THE EXERCISE: Pictures in the entries below are excluded; copy only the lines from the one containing "Reproduce this chart with matplotlib." to the one containing "plt.rcParams['font.family'] = ['Liberation", both included.

-=-=-

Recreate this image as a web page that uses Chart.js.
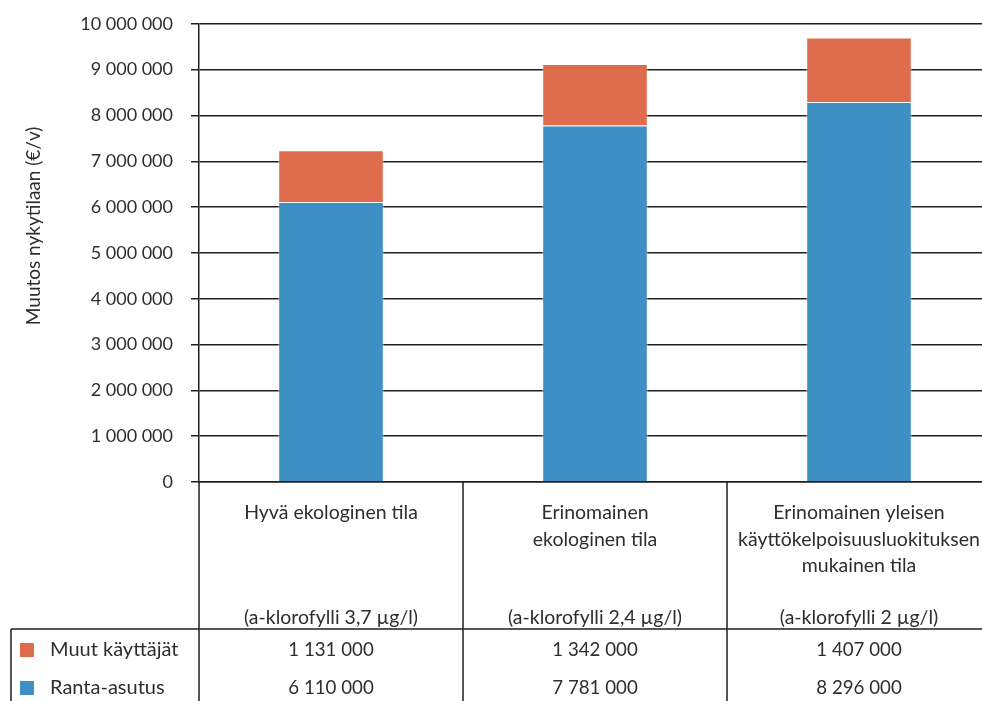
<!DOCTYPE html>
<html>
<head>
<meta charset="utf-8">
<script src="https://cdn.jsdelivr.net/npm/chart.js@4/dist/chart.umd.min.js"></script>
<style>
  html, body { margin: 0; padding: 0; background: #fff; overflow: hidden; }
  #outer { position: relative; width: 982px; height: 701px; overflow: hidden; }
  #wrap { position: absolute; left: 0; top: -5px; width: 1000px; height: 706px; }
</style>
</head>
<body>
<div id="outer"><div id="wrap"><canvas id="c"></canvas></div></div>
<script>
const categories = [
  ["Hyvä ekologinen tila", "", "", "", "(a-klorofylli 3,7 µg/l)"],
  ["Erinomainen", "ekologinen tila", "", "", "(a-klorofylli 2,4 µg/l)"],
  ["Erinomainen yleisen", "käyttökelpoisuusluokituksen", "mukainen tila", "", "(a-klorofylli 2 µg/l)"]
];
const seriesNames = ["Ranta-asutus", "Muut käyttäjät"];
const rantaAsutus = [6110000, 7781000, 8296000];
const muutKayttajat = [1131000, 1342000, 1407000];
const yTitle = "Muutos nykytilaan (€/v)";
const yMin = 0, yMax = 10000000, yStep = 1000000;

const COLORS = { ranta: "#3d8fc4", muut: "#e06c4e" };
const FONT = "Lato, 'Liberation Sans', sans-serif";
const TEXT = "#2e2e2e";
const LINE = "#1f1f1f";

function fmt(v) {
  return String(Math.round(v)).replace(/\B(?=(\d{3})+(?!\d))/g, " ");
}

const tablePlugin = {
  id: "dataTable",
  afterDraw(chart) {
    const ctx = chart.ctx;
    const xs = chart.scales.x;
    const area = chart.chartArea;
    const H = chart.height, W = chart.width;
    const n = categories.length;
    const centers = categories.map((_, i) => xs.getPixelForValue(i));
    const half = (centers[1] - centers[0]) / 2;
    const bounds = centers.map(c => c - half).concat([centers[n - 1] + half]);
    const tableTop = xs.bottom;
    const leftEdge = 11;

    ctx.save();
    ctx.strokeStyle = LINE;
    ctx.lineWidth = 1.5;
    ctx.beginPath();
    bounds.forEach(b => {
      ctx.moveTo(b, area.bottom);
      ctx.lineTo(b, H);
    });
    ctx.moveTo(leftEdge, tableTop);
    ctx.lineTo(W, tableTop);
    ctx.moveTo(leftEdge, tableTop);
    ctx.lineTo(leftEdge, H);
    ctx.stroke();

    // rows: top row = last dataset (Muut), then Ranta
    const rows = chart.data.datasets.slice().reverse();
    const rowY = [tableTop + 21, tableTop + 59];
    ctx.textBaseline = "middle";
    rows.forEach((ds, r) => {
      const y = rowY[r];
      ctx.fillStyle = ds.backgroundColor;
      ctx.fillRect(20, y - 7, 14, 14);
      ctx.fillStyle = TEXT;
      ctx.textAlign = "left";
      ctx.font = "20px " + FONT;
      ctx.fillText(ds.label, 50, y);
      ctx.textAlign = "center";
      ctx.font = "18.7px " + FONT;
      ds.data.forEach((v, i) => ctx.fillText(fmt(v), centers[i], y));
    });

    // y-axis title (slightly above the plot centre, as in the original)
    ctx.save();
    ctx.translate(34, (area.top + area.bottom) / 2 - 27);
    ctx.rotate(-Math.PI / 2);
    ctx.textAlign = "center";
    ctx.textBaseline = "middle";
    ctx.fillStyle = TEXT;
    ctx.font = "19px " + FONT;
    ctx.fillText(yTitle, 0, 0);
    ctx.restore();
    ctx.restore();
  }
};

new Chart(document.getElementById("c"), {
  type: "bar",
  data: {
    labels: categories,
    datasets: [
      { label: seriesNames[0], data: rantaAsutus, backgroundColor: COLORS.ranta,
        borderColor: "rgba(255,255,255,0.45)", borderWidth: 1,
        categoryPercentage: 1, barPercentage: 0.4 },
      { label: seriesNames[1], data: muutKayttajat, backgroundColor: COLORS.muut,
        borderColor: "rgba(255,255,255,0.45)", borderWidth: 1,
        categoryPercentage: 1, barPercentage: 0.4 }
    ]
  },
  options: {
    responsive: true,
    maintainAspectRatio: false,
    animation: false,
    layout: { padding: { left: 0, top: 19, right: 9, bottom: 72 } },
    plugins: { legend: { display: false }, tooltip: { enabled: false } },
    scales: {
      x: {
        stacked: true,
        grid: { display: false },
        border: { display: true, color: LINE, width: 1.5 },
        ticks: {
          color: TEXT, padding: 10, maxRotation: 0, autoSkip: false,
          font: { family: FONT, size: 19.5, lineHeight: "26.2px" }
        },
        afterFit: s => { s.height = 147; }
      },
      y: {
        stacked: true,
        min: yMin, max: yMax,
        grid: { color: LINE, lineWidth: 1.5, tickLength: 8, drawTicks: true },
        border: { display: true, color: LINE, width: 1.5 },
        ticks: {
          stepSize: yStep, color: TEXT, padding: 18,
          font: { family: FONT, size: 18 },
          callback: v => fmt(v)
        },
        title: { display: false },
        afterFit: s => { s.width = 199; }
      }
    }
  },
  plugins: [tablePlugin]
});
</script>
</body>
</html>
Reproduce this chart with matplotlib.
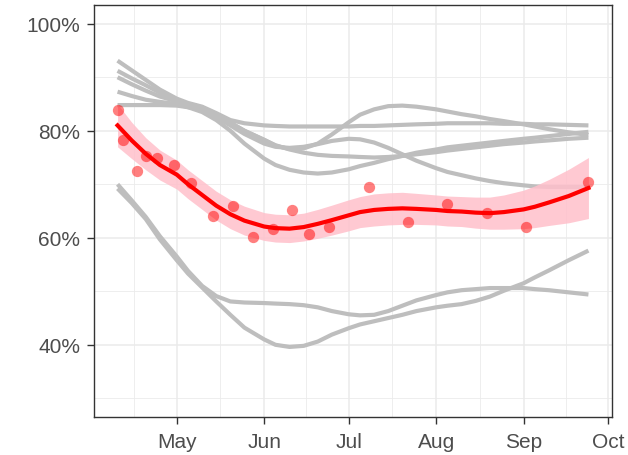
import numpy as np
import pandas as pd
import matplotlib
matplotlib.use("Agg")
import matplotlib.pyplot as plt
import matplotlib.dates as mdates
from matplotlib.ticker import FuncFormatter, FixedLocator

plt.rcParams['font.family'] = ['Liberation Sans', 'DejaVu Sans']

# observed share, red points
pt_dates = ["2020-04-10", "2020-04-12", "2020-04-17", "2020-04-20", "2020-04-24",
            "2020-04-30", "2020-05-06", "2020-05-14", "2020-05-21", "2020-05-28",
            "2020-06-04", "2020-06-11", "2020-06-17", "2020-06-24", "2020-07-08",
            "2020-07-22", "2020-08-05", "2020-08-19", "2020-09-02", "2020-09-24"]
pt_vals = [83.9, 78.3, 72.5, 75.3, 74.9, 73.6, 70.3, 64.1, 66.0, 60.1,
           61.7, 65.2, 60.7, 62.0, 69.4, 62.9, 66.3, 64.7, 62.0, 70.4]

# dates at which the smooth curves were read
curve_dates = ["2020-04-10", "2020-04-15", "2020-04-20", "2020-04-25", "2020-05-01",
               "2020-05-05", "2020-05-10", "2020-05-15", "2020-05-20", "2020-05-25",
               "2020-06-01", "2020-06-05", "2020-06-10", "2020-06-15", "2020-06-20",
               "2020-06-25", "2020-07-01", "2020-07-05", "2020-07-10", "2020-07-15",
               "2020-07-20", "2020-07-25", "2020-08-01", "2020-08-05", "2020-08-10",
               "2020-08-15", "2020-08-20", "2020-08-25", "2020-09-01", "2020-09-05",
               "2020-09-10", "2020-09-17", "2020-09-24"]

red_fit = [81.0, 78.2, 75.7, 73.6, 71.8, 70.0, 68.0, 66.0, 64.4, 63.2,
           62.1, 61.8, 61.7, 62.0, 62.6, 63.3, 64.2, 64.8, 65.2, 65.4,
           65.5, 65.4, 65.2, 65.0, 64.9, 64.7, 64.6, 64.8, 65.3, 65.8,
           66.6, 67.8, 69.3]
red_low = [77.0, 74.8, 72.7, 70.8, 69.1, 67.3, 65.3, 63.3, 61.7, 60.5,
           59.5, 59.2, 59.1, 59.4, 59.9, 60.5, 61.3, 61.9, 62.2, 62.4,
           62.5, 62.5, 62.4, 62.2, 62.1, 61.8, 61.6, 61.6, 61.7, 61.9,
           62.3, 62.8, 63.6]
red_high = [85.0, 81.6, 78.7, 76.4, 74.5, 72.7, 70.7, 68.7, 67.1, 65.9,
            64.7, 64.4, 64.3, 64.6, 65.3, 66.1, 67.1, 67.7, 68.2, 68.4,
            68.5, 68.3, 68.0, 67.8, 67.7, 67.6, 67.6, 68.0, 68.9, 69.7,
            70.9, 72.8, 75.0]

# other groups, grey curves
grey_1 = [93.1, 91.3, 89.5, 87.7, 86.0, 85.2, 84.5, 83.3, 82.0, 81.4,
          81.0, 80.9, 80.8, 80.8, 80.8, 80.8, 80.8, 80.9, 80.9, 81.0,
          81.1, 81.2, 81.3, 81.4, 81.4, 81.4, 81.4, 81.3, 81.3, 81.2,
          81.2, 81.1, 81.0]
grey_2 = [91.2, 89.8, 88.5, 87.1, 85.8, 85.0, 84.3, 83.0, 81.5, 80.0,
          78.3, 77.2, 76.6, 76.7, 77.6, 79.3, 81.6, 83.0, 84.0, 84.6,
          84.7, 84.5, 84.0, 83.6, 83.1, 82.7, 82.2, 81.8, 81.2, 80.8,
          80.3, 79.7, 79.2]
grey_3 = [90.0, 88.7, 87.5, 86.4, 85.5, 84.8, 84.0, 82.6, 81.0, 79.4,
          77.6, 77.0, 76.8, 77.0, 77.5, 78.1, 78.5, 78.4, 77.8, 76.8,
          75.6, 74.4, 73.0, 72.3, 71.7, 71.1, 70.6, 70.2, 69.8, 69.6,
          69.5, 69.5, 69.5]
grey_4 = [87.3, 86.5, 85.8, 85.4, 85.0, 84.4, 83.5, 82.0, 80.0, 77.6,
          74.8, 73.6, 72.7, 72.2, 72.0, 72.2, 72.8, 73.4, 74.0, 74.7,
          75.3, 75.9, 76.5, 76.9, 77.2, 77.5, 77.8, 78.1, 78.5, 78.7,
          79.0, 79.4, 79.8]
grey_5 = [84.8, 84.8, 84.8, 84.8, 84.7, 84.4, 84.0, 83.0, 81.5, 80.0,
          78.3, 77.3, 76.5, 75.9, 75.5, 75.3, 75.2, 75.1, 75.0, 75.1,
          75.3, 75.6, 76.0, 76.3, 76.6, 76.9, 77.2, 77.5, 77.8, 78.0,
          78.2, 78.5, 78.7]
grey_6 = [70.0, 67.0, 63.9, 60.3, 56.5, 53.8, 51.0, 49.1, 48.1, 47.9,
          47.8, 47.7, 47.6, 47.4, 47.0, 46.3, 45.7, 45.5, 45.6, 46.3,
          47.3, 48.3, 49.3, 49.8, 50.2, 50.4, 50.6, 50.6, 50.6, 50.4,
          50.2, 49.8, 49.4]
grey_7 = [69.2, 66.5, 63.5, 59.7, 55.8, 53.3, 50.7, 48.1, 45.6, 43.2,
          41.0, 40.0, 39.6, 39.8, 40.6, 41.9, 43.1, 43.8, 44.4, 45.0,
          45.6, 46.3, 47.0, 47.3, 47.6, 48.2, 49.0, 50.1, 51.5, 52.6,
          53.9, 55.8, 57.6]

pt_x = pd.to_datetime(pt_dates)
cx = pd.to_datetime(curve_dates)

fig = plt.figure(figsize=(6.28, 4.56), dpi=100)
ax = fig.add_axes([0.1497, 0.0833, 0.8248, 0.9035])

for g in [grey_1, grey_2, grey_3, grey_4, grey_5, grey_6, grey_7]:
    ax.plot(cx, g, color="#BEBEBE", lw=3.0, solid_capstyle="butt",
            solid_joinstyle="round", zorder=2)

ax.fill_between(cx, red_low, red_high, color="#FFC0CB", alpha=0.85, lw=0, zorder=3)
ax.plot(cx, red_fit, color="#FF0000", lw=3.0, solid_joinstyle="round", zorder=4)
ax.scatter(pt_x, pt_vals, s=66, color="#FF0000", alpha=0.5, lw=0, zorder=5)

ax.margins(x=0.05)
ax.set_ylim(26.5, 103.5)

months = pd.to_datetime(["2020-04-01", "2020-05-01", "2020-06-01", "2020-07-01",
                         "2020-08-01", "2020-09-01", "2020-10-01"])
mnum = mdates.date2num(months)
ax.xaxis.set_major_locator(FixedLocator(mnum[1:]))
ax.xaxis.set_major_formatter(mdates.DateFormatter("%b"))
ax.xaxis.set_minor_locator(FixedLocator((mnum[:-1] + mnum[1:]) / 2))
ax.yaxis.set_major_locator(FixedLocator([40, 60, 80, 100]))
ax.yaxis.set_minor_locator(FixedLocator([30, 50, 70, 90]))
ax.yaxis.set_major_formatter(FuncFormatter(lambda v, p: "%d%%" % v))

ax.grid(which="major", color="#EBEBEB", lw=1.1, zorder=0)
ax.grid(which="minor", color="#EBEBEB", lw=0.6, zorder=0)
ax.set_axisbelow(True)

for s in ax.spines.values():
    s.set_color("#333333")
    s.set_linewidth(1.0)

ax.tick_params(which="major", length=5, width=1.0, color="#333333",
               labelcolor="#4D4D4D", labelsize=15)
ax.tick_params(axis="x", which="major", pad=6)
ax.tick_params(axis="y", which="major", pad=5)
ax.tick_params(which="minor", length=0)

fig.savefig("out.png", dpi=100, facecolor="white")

-=-=-

TASK SOLUTION:
Reproduce this chart with matplotlib.
import numpy as np
import pandas as pd
import matplotlib
matplotlib.use("Agg")
import matplotlib.pyplot as plt
import matplotlib.dates as mdates
from matplotlib.ticker import FuncFormatter, FixedLocator

plt.rcParams['font.family'] = ['Liberation Sans', 'DejaVu Sans']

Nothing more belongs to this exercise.